>>>
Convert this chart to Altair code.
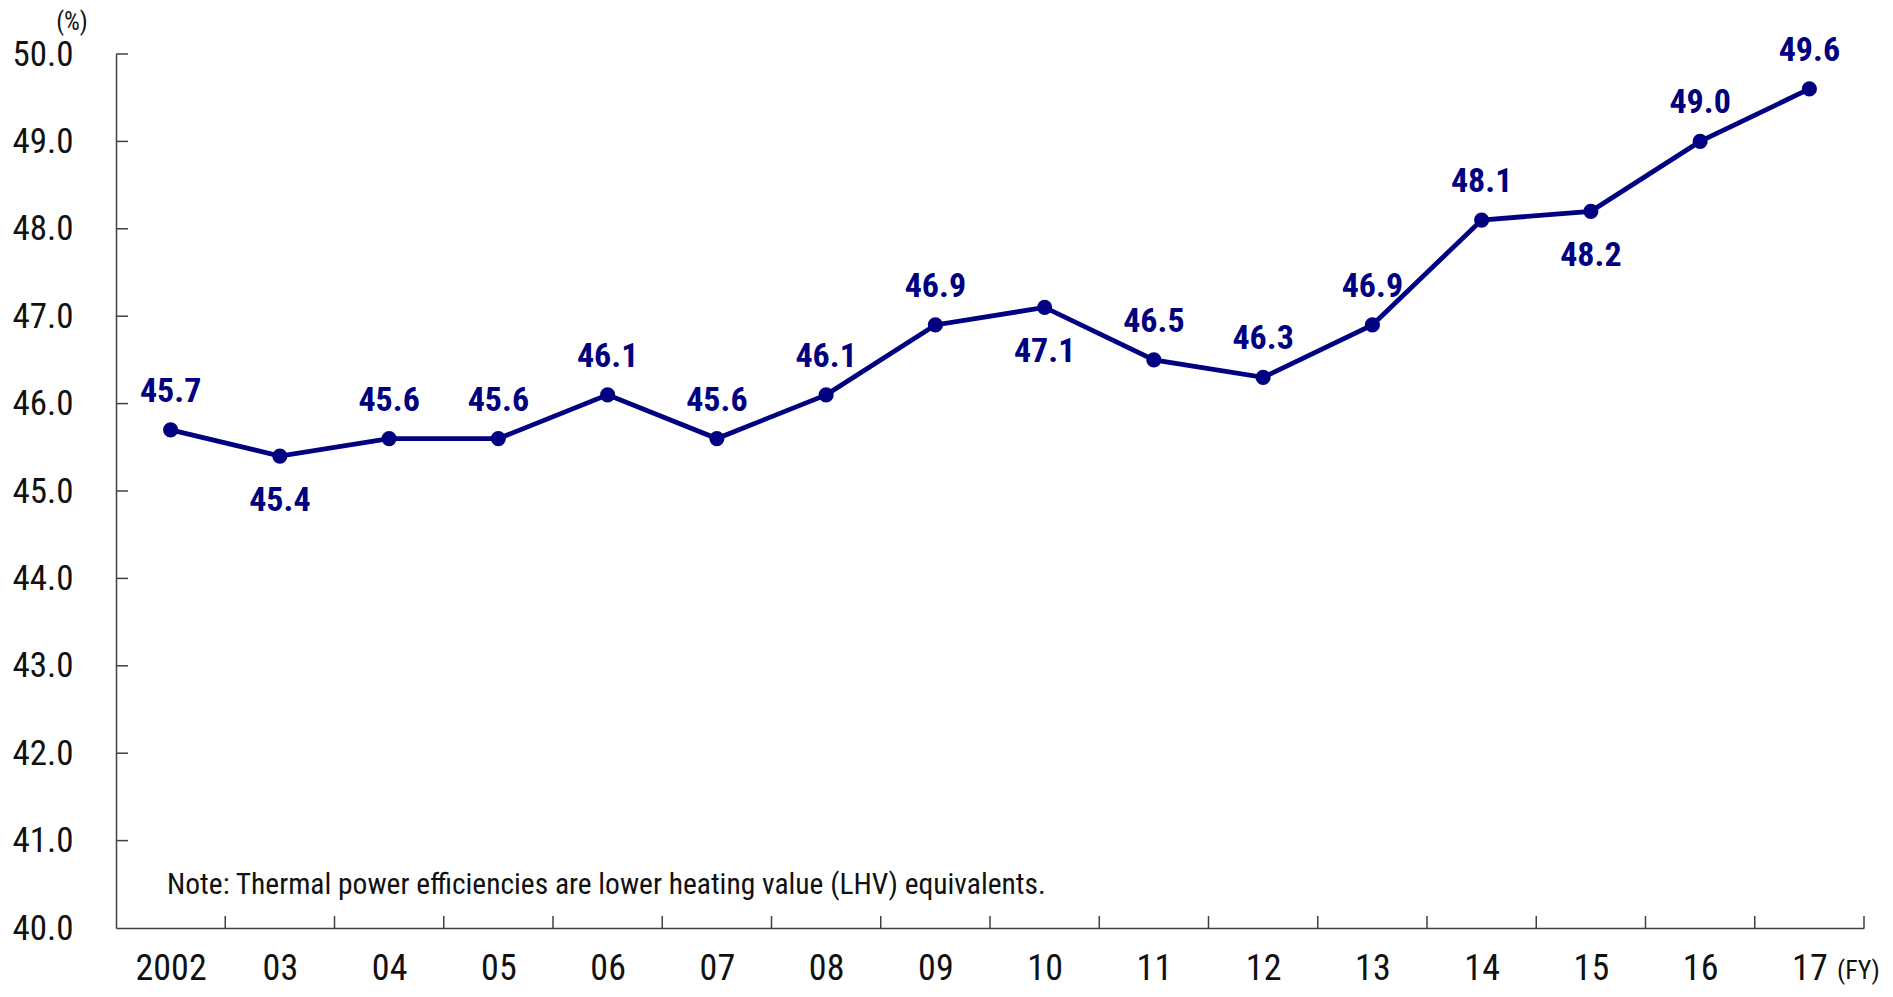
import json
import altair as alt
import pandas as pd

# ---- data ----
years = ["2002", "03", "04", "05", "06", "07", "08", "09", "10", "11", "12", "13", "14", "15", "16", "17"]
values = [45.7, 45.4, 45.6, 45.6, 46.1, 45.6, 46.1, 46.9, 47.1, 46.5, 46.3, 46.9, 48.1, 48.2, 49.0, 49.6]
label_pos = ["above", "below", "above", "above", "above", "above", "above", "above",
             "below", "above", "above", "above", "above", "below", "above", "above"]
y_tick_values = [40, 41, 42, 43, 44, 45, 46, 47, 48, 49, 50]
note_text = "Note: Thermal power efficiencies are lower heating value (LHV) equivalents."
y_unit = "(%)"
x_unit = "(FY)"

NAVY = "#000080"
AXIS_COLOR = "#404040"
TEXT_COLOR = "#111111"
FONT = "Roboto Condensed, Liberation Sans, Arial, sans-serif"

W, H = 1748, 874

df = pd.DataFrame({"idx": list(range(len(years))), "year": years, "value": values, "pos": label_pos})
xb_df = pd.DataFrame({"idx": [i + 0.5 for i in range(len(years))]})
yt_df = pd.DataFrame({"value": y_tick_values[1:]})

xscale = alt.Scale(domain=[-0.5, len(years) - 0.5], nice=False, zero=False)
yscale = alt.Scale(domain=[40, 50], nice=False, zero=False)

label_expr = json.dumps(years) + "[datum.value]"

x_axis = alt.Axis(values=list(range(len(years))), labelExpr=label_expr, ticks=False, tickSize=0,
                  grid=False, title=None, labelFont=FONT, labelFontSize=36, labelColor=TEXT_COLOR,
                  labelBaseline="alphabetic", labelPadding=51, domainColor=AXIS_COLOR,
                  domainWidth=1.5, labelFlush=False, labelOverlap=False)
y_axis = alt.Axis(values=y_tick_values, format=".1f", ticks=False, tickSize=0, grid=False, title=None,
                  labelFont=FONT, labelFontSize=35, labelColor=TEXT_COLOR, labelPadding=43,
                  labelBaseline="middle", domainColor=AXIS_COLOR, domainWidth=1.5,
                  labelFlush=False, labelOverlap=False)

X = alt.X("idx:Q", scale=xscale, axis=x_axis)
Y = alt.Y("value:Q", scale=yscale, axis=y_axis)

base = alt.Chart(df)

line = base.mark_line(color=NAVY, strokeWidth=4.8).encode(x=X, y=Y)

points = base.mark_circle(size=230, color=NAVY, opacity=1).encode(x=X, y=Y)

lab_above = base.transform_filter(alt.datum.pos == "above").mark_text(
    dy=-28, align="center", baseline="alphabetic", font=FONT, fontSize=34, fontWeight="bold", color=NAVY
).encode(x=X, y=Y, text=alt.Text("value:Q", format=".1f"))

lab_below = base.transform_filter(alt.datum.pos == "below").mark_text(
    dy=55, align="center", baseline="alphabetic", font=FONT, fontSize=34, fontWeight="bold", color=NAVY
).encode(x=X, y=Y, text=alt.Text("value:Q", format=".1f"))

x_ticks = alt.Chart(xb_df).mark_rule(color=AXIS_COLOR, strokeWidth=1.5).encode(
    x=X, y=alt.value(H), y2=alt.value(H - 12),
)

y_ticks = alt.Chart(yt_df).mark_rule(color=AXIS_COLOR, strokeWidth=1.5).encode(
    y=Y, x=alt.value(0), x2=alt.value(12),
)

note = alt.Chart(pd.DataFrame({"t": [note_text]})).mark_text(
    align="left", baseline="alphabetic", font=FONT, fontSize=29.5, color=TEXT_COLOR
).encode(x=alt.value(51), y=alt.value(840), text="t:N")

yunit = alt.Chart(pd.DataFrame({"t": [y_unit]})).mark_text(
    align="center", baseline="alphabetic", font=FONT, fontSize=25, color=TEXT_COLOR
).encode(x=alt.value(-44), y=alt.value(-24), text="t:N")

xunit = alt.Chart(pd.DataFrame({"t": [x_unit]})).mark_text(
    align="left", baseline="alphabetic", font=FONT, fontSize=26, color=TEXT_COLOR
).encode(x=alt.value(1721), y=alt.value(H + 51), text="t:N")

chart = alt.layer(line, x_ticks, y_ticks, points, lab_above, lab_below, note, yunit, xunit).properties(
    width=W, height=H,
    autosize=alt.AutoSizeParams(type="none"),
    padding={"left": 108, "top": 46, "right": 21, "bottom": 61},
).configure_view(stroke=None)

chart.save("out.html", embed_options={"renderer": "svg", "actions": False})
<<<
_What you will do_
Return the material exactly as given, apart from the pictures.

_Expected output_
Convert this chart to Altair code.
import json
import altair as alt
import pandas as pd

# ---- data ----
years = ["2002", "03", "04", "05", "06", "07", "08", "09", "10", "11", "12", "13", "14", "15", "16", "17"]
values = [45.7, 45.4, 45.6, 45.6, 46.1, 45.6, 46.1, 46.9, 47.1, 46.5, 46.3, 46.9, 48.1, 48.2, 49.0, 49.6]
label_pos = ["above", "below", "above", "above", "above", "above", "above", "above",
             "below", "above", "above", "above", "above", "below", "above", "above"]
y_tick_values = [40, 41, 42, 43, 44, 45, 46, 47, 48, 49, 50]
note_text = "Note: Thermal power efficiencies are lower heating value (LHV) equivalents."
y_unit = "(%)"
x_unit = "(FY)"

NAVY = "#000080"
AXIS_COLOR = "#404040"
TEXT_COLOR = "#111111"
FONT = "Roboto Condensed, Liberation Sans, Arial, sans-serif"

W, H = 1748, 874

df = pd.DataFrame({"idx": list(range(len(years))), "year": years, "value": values, "pos": label_pos})
xb_df = pd.DataFrame({"idx": [i + 0.5 for i in range(len(years))]})
yt_df = pd.DataFrame({"value": y_tick_values[1:]})

xscale = alt.Scale(domain=[-0.5, len(years) - 0.5], nice=False, zero=False)
yscale = alt.Scale(domain=[40, 50], nice=False, zero=False)

label_expr = json.dumps(years) + "[datum.value]"

x_axis = alt.Axis(values=list(range(len(years))), labelExpr=label_expr, ticks=False, tickSize=0,
                  grid=False, title=None, labelFont=FONT, labelFontSize=36, labelColor=TEXT_COLOR,
                  labelBaseline="alphabetic", labelPadding=51, domainColor=AXIS_COLOR,
                  domainWidth=1.5, labelFlush=False, labelOverlap=False)
y_axis = alt.Axis(values=y_tick_values, format=".1f", ticks=False, tickSize=0, grid=False, title=None,
                  labelFont=FONT, labelFontSize=35, labelColor=TEXT_COLOR, labelPadding=43,
                  labelBaseline="middle", domainColor=AXIS_COLOR, domainWidth=1.5,
                  labelFlush=False, labelOverlap=False)

X = alt.X("idx:Q", scale=xscale, axis=x_axis)
Y = alt.Y("value:Q", scale=yscale, axis=y_axis)

base = alt.Chart(df)

line = base.mark_line(color=NAVY, strokeWidth=4.8).encode(x=X, y=Y)

points = base.mark_circle(size=230, color=NAVY, opacity=1).encode(x=X, y=Y)

lab_above = base.transform_filter(alt.datum.pos == "above").mark_text(
    dy=-28, align="center", baseline="alphabetic", font=FONT, fontSize=34, fontWeight="bold", color=NAVY
).encode(x=X, y=Y, text=alt.Text("value:Q", format=".1f"))

lab_below = base.transform_filter(alt.datum.pos == "below").mark_text(
    dy=55, align="center", baseline="alphabetic", font=FONT, fontSize=34, fontWeight="bold", color=NAVY
).encode(x=X, y=Y, text=alt.Text("value:Q", format=".1f"))

x_ticks = alt.Chart(xb_df).mark_rule(color=AXIS_COLOR, strokeWidth=1.5).encode(
    x=X, y=alt.value(H), y2=alt.value(H - 12),
)

y_ticks = alt.Chart(yt_df).mark_rule(color=AXIS_COLOR, strokeWidth=1.5).encode(
    y=Y, x=alt.value(0), x2=alt.value(12),
)

note = alt.Chart(pd.DataFrame({"t": [note_text]})).mark_text(
    align="left", baseline="alphabetic", font=FONT, fontSize=29.5, color=TEXT_COLOR
).encode(x=alt.value(51), y=alt.value(840), text="t:N")

yunit = alt.Chart(pd.DataFrame({"t": [y_unit]})).mark_text(
    align="center", baseline="alphabetic", font=FONT, fontSize=25, color=TEXT_COLOR
).encode(x=alt.value(-44), y=alt.value(-24), text="t:N")

xunit = alt.Chart(pd.DataFrame({"t": [x_unit]})).mark_text(
    align="left", baseline="alphabetic", font=FONT, fontSize=26, color=TEXT_COLOR
).encode(x=alt.value(1721), y=alt.value(H + 51), text="t:N")

chart = alt.layer(line, x_ticks, y_ticks, points, lab_above, lab_below, note, yunit, xunit).properties(
    width=W, height=H,
    autosize=alt.AutoSizeParams(type="none"),
    padding={"left": 108, "top": 46, "right": 21, "bottom": 61},
).configure_view(stroke=None)

chart.save("out.html", embed_options={"renderer": "svg", "actions": False})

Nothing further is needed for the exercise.